J: But when we moved in, first of all on that play period of the sandlot baseball, sandlot football, and so on and so forth with adults and organized it in little leagues, then of course we upset the entire purpose of it with children. We just would spontaneously get together, spontaneously form sides, spontaneously compete, form their own rules and regulations. Only by forming their own rules can you have a game. A game is simply acting out the boundaries set by rules, unless the rules are agreed upon, then they're no boundaries for the game, there can be no game. And young people work all that out on their own. It's allowed. And that's the critical part. Now you're getting very specific in your socialization. It's very generic from 7 to 11. Now it becomes extremely specific. We're going to even hammer out our rules and regulations for getting along together in this competitive period we're going through.

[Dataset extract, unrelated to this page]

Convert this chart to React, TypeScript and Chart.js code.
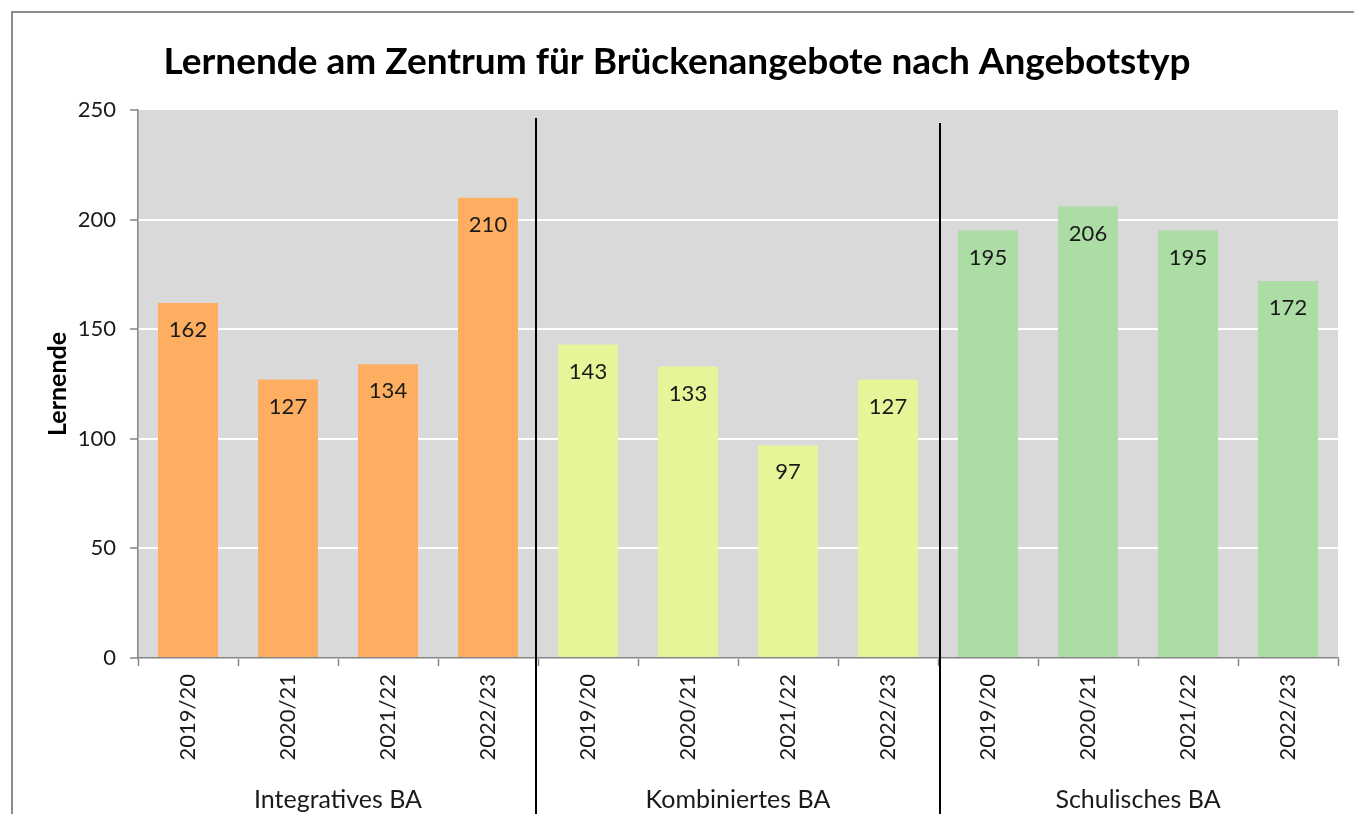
import { useEffect, useRef } from "react";
import { Chart, registerables } from "chart.js";

Chart.register(...registerables);

const titleText = "Lernende am Zentrum für Brückenangebote nach Angebotstyp";
const yAxisTitle = "Lernende";
const groups = ["Integratives BA", "Kombiniertes BA", "Schulisches BA"];
const years = ["2019/20", "2020/21", "2021/22", "2022/23"];
const integrativ = [162, 127, 134, 210];
const kombiniert = [143, 133, 97, 127];
const schulisch = [195, 206, 195, 172];
const groupColors = ["#fdae61", "#e6f598", "#abdda4"];
const yMin = 0;
const yMax = 250;
const yStep = 50;

const FONT = 'Lato, "Open Sans", "DejaVu Sans", sans-serif';

export default function App() {
  const ref = useRef<HTMLCanvasElement | null>(null);

  useEffect(() => {
    const canvas = ref.current;
    if (!canvas) return;
    const groupValues = [integrativ, kombiniert, schulisch];
    const labels: string[] = [];
    const values: number[] = [];
    const colors: string[] = [];
    groupValues.forEach((vals, gi) => {
      vals.forEach((v, i) => {
        labels.push(years[i]);
        values.push(v);
        colors.push(groupColors[gi]);
      });
    });

    const overlay = {
      id: "overlay",
      beforeDraw(chart: any) {
        const { ctx, chartArea, width, height } = chart;
        ctx.save();
        ctx.fillStyle = "#ffffff";
        ctx.fillRect(0, 0, width, height);
        ctx.fillStyle = "#d9d9d9";
        ctx.fillRect(chartArea.left, chartArea.top, chartArea.right - chartArea.left, chartArea.bottom - chartArea.top);
        ctx.restore();
      },
      afterDatasetsDraw(chart: any) {
        const { ctx } = chart;
        const meta = chart.getDatasetMeta(0);
        ctx.save();
        ctx.font = `22px ${FONT}`;
        ctx.fillStyle = "#1a1a1a";
        ctx.textAlign = "center";
        ctx.textBaseline = "middle";
        meta.data.forEach((bar: any, i: number) => {
          ctx.fillText(String(values[i]), bar.x, bar.y + 27);
        });
        ctx.restore();
      },
      afterDraw(chart: any) {
        const { ctx, chartArea, width, height } = chart;
        const x = chart.scales.x;
        ctx.save();
        // frame
        ctx.strokeStyle = "#8c8c8c";
        ctx.lineWidth = 2;
        ctx.beginPath();
        ctx.moveTo(12, height);
        ctx.lineTo(12, 12);
        ctx.lineTo(width, 12);
        ctx.stroke();
        // separators
        ctx.strokeStyle = "#000000";
        ctx.lineWidth = 2;
        const n = years.length;
        for (let g = 1; g < groups.length; g++) {
          const px = x.getPixelForValue(g * n - 0.5) + (g === 1 ? -2 : 2);
          ctx.beginPath();
          ctx.moveTo(px, chartArea.top + 8 + (g - 1) * 5);
          ctx.lineTo(px, height);
          ctx.stroke();
        }
        // group labels
        ctx.fillStyle = "#1a1a1a";
        ctx.font = `25px ${FONT}`;
        ctx.textAlign = "center";
        ctx.textBaseline = "middle";
        groups.forEach((gname, g) => {
          const px = x.getPixelForValue(g * n + (n - 1) / 2);
          ctx.fillText(gname, px, 800);
        });
        // title
        ctx.fillStyle = "#000000";
        ctx.font = `bold 37px ${FONT}`;
        ctx.fillText(titleText, width / 2, 62);
        // y-axis title
        ctx.font = `bold 25px ${FONT}`;
        ctx.translate(58, (chartArea.top + chartArea.bottom) / 2);
        ctx.rotate(-Math.PI / 2);
        ctx.fillText(yAxisTitle, 0, 0);
        ctx.restore();
      },
    };

    const chart = new Chart(canvas, {
      type: "bar",
      data: {
        labels,
        datasets: [
          {
            data: values,
            backgroundColor: colors,
            borderWidth: 0,
            barPercentage: 0.6,
            categoryPercentage: 1.0,
          },
        ],
      },
      options: {
        responsive: false,
        animation: false,
        devicePixelRatio: 1,
        layout: { padding: { top: 110, right: 16, left: 0, bottom: 0 } },
        plugins: {
          legend: { display: false },
          tooltip: { enabled: false },
          title: { display: false },
        },
        scales: {
          x: {
            offset: true,
            afterFit(scale: any) {
              scale.height = 156;
            },
            grid: {
              display: true,
              offset: true,
              drawOnChartArea: false,
              drawTicks: true,
              tickLength: 8,
              tickColor: "#868686",
              tickWidth: 1.5,
            },
            border: { display: true, color: "#868686", width: 1.5 },
            ticks: {
              minRotation: 90,
              maxRotation: 90,
              autoSkip: false,
              padding: 8,
              color: "#1a1a1a",
              font: { family: FONT, size: 22 },
            },
          },
          y: {
            min: yMin,
            max: yMax,
            afterFit(scale: any) {
              scale.width = 138;
            },
            grid: {
              color: (c: any) => (c.tick && c.tick.value === yMax ? "rgba(0,0,0,0)" : "#ffffff"),
              lineWidth: 2,
              tickLength: 8,
              tickColor: "#868686",
              tickWidth: 1.5,
            },
            border: { display: true, color: "#868686", width: 1.5 },
            ticks: {
              stepSize: yStep,
              padding: 14,
              color: "#1a1a1a",
              font: { family: FONT, size: 22 },
            },
          },
        },
      },
      plugins: [overlay],
    });
    return () => chart.destroy();
  }, []);

  return (
    <div style={{ position: "absolute", left: 0, top: 0, width: 1354, height: 814 }}>
      <canvas ref={ref} width={1354} height={814} style={{ display: "block" }} />
    </div>
  );
}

So you take adults and they come in there and they make all those rules and regulations. They do the setting up of the teams and so on, you've literally wronged from the young person, their capacity to spontaneously form more specific rules regulated social structures.
But then two more things happen. You take that very same idea on the part of the adult and impose it on the 7 to 11 year old child, in the operational stage, when they're in their generic global social stage, you're going to impose this much later stage on them from an adult standpoint. So now they're doubly damned in effect. Then you, the final part of it is, that the adult, they're actual role models, coach that you're counting on, who's become father in affect, becomes the seven million dollar a year professional t.v. player. They've become the model. So you've abstracted out of any concrete reality an almost impossible to obtain kind of a superior non-real kind of a model and that then begins to become the dictate right down the line to the 7 years olds.